While most hot peppers are sold fresh or dried, you’re most likely to find Calabrian peppers packed in oil. When the peppers are gone, the leftover elixir almost has more applications than the pepper itself, says Arruda. Use it to finish bread, add depth to marinades, spike salad dressings, and boost smokiness to grilled veggies. It’s also fantastic drizzled on pizza—possibly its most ubiquitous use in the US. 

A creamy bowl of spicy pink pasta loaded with chunks of The Sausage Project's Italian Herb Chicken Sausage.

Chef Kirk Gilbert’s spicy pink pasta made with Calabrian chili flakes and The Sausage Project Italian Herb Sausage.

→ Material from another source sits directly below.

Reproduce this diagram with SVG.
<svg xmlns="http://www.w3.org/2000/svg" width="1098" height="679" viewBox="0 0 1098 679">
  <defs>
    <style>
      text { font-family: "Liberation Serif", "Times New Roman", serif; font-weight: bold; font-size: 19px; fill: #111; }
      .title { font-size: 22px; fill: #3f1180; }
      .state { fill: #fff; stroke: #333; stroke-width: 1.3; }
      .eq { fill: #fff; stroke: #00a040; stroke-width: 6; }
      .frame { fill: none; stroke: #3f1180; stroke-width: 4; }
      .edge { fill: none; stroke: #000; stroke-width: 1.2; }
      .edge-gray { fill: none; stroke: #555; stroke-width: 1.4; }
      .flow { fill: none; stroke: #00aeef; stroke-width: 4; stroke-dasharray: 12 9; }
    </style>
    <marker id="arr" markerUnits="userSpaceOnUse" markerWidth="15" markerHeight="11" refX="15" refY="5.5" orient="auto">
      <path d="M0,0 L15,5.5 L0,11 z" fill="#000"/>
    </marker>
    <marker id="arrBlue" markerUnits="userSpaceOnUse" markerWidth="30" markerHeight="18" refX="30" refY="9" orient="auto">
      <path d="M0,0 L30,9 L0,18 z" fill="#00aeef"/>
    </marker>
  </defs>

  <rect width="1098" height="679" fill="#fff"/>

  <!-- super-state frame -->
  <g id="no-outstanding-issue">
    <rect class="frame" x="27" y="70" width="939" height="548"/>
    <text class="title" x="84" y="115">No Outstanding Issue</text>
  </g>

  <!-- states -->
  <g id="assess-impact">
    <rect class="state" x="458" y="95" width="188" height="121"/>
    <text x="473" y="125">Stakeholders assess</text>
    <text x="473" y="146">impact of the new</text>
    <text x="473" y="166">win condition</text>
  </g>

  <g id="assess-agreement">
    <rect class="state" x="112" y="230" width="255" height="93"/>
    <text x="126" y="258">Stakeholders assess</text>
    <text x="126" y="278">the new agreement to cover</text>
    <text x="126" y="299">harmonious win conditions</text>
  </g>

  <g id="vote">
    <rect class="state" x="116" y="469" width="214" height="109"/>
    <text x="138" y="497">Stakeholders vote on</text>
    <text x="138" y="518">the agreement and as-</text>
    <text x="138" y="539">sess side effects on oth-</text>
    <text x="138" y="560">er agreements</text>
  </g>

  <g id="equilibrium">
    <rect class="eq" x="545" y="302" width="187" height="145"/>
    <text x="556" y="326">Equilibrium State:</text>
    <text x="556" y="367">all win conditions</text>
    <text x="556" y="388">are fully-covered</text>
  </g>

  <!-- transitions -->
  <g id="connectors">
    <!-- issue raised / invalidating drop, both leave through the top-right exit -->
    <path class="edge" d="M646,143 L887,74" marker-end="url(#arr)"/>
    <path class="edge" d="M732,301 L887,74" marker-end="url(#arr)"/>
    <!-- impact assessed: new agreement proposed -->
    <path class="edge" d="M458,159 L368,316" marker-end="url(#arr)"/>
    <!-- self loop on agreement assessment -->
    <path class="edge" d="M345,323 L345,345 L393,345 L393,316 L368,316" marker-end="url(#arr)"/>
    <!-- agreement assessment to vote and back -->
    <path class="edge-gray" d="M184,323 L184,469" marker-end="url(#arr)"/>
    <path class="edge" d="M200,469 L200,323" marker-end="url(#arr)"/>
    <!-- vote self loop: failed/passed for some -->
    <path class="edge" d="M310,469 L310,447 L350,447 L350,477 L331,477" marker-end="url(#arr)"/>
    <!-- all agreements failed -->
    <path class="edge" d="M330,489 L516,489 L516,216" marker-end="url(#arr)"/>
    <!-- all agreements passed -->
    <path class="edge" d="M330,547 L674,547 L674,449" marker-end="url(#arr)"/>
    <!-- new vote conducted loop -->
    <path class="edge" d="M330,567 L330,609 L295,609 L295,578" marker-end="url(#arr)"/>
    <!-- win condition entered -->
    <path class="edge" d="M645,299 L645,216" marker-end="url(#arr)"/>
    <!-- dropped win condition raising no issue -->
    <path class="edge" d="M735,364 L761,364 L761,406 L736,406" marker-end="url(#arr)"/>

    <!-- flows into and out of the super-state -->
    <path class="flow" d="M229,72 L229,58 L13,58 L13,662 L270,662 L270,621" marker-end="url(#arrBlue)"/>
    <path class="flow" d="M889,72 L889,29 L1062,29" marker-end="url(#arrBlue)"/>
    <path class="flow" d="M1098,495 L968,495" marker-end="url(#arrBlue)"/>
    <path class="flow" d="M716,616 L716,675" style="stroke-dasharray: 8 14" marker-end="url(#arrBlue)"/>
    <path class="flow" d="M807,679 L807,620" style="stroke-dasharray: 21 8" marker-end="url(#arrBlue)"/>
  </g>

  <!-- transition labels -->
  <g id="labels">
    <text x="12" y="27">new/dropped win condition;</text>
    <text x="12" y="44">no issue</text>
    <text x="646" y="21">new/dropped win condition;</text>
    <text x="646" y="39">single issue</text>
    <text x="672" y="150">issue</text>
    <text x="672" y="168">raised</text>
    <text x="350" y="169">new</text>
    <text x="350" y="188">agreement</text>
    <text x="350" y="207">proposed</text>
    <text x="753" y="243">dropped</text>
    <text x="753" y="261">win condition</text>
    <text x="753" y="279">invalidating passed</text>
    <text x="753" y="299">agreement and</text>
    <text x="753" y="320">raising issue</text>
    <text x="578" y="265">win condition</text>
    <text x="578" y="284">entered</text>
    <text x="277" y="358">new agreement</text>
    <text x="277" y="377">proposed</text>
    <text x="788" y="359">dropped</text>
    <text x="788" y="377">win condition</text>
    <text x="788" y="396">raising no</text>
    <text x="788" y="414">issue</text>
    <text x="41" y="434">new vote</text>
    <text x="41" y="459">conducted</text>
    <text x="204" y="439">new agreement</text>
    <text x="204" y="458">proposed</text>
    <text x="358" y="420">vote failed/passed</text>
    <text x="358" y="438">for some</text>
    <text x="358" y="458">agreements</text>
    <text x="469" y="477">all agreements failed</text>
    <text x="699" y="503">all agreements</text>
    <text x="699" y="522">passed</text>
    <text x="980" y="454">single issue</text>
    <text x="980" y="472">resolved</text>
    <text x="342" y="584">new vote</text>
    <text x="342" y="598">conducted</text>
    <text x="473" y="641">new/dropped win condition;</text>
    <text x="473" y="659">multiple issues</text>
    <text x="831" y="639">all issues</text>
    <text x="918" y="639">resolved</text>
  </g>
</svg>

Why Chefs (and Shoppers) Are Obsessed with Calabrians

Arruda started working with Calabrians professionally around 2015, after years in traditional French kitchens. But he suspects that pizzerias primed American palates earlier with their 2010s sweet-and-heat obsessions. Think Roberta’s Bee Sting (with soppressata, chili, and honey) and Paulie Gee’s, the first to use Mike’s Hot Honey. Though neither New York pizzeria touts Calabrians specifically, they helped create an appetite for more complex heat beyond standard red pepper flakes. 

Italian restaurants are always hunting for new items to keep their menus interesting beyond the typical herbs and tomatoes, Arruda says. As more adventurous flavors appeared on restaurant menus, diners’ tastes evolved accordingly. “Americans are more knowledgeable about food than ever,” Arruda says, noting today’s proliferation of “foodies,” food influencers, and home cooks eager to experiment. 

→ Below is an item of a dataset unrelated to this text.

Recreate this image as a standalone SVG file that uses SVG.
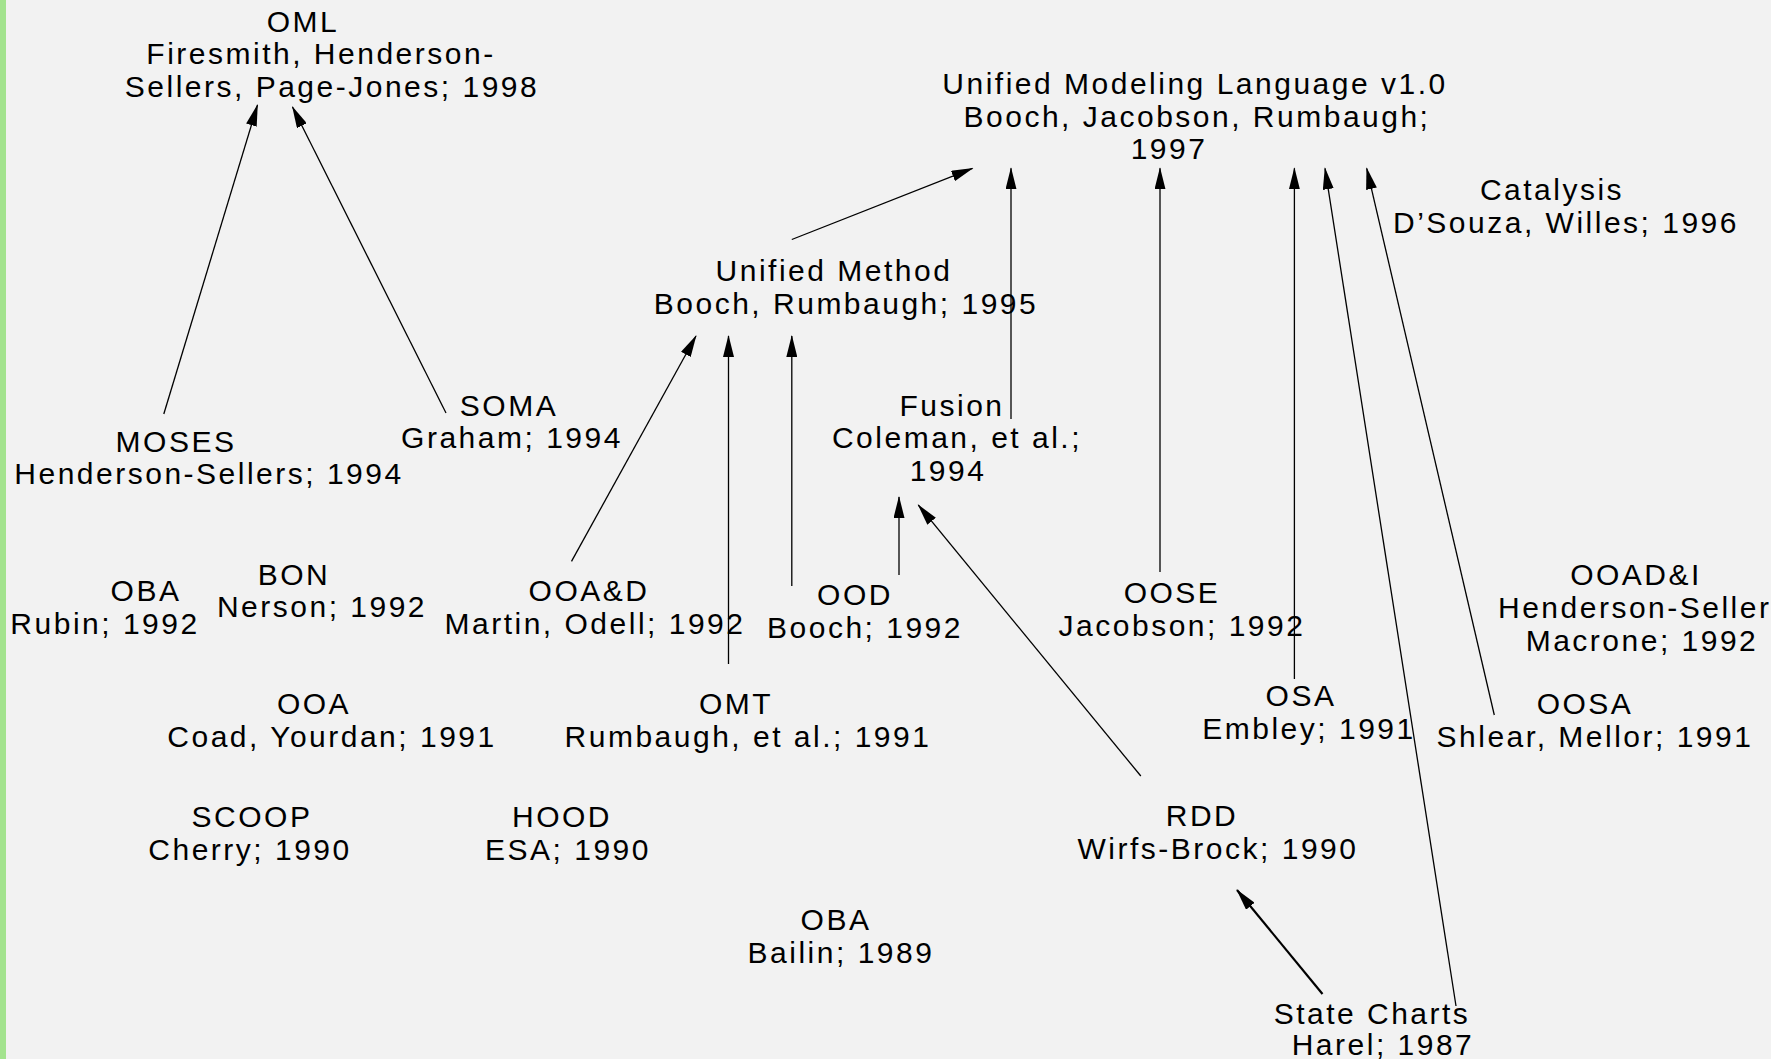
<svg xmlns="http://www.w3.org/2000/svg" width="1771" height="1059" viewBox="0 0 1771 1059">
<style>
text{font-family:"Liberation Sans",Arial,sans-serif;font-size:30px;letter-spacing:2.5px;fill:#000;text-anchor:middle}
.c line{stroke:#000;stroke-width:1.3;fill:none;marker-end:url(#ah)}
.c line.thick{stroke-width:2.2}
</style>
<defs>
<marker id="ah" markerWidth="22" markerHeight="11" refX="21" refY="5.5" orient="auto" markerUnits="userSpaceOnUse"><path d="M0,0 L22,5.5 L0,11 z" fill="#000"/></marker>
</defs>
<rect x="0" y="0" width="1771" height="1059" fill="#f2f2f2"/>
<rect x="0" y="0" width="6" height="1059" fill="#a3e38e"/>
<g class="c" id="connectors">
<line x1="163.8" y1="414" x2="257.5" y2="105"/>
<line x1="446" y1="413" x2="292.5" y2="107"/>
<line x1="791.8" y1="239.5" x2="972.5" y2="168.3"/>
<line x1="1011" y1="419" x2="1011" y2="168.3"/>
<line x1="1160" y1="572" x2="1160" y2="168.3"/>
<line x1="1294.4" y1="679" x2="1294.4" y2="168.3"/>
<line x1="1456" y1="1006" x2="1325" y2="168.3"/>
<line x1="1494.3" y1="715" x2="1366.7" y2="168.3"/>
<line x1="571.5" y1="561.4" x2="696" y2="336"/>
<line x1="728.5" y1="664" x2="728.5" y2="336"/>
<line x1="791.8" y1="586" x2="791.8" y2="336"/>
<line x1="899" y1="575" x2="899" y2="497"/>
<line x1="1140.8" y1="776" x2="918.3" y2="505"/>
<line class="thick" x1="1322.5" y1="994" x2="1237" y2="890"/>
</g>
<g id="oml"><text x="303" y="32">OML</text><text x="321" y="64">Firesmith, Henderson-</text><text x="332" y="97">Sellers, Page-Jones; 1998</text></g>
<g id="uml"><text x="1195" y="94">Unified Modeling Language v1.0</text><text x="1197" y="126.5">Booch, Jacobson, Rumbaugh;</text><text x="1169" y="159">1997</text></g>
<g id="catalysis"><text x="1552" y="200">Catalysis</text><text x="1566" y="233">D’Souza, Willes; 1996</text></g>
<g id="unified-method"><text x="834" y="281">Unified Method</text><text x="846" y="314">Booch, Rumbaugh; 1995</text></g>
<g id="soma"><text x="509" y="416">SOMA</text><text x="512" y="448">Graham; 1994</text></g>
<g id="moses"><text x="176" y="452">MOSES</text><text x="209" y="484">Henderson-Sellers; 1994</text></g>
<g id="fusion"><text x="952" y="416">Fusion</text><text x="957" y="448">Coleman, et al.;</text><text x="948" y="481">1994</text></g>
<g id="oba-rubin"><text x="146" y="601">OBA</text><text x="105" y="634">Rubin; 1992</text></g>
<g id="bon"><text x="294" y="585">BON</text><text x="322" y="617">Nerson; 1992</text></g>
<g id="ooad"><text x="589" y="601">OOA&amp;D</text><text x="595" y="634">Martin, Odell; 1992</text></g>
<g id="ood"><text x="855" y="605">OOD</text><text x="865" y="638">Booch; 1992</text></g>
<g id="oose"><text x="1172" y="603">OOSE</text><text x="1182" y="636">Jacobson; 1992</text></g>
<g id="ooadi"><text x="1636" y="585">OOAD&amp;I</text><text x="1498" y="618" style="text-anchor:start">Henderson-Sellers,</text><text x="1642" y="650.5">Macrone; 1992</text></g>
<g id="ooa"><text x="314" y="714">OOA</text><text x="332" y="747">Coad, Yourdan; 1991</text></g>
<g id="omt"><text x="736" y="714">OMT</text><text x="748" y="747">Rumbaugh, et al.; 1991</text></g>
<g id="osa"><text x="1301" y="706">OSA</text><text x="1309" y="739">Embley; 1991</text></g>
<g id="oosa"><text x="1585" y="714">OOSA</text><text x="1595" y="747">Shlear, Mellor; 1991</text></g>
<g id="scoop"><text x="252" y="827">SCOOP</text><text x="250" y="859.5">Cherry; 1990</text></g>
<g id="hood"><text x="562" y="827">HOOD</text><text x="568" y="859.5">ESA; 1990</text></g>
<g id="rdd"><text x="1202" y="826">RDD</text><text x="1218" y="858.5">Wirfs-Brock; 1990</text></g>
<g id="oba-bailin"><text x="836" y="930">OBA</text><text x="841" y="962.5">Bailin; 1989</text></g>
<g id="state-charts"><text x="1372" y="1024">State Charts</text><text x="1383" y="1055">Harel; 1987</text></g>
</svg>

By 2020, Calabrian chilies seemed to have reached the mainstream, a designation that was cemented when Allrecipes published an explainer that pushed the peppers into inboxes everywhere. Recipe developer and content creator Kylie Perrotti, who uses the peppers extensively in recipes like Calabrian risotto, witnessed the shift through the online grocery store she ran from 2021 to 2022. 

“I sold Calabrian hot honey and Calabrian chili oil from Tutto Calabria,” she says. “I would sell out almost immediately upon restocking it.” She thinks the spicy peps took off partly because they’re so accessible. “You can find them easily in a variety of shelf-stable forms—oil-packed in jars, pastes, whole dried peppers, or as dried flakes,” she says. 

Adding fuel to the trending chili fire, in 2023, celebrity chef Giada De Laurentiis said in a Facebook Live, “I use Calabrian chili paste the way other people use sriracha.” And in 2024, Whole Foods Market’s annual trends report recognized “Complex Heat” as a significant food movement—confirming what Gilbert already knew when he undertook R&D for The Sausage Project: “We’re at the point where people know and understand the Calabrian chili.” 

They also “just taste delicious,” Perotti adds.

A Fiery Future for a Flavor-Packed Pepper

In developing The Sausage Project’s Italian Herb Chicken Sausage, one lesson was clear: a little Calabrian chili goes a long way. Unlike Arruda’s pepper-loaded masterpieces, Gilbert opted for a more subtle punch of spice, Flavor Studding every link with just enough heat to keep things lively. 

So whether you’re throwing diced Italian Herb sausage into a pink sauce, skewering it on a kabob, or bringing it back to its roots in a Tuscan scramble, know that you’re joining a centuries-long story—one that began in Calabria and ends with a perfectly spiced bite… for now.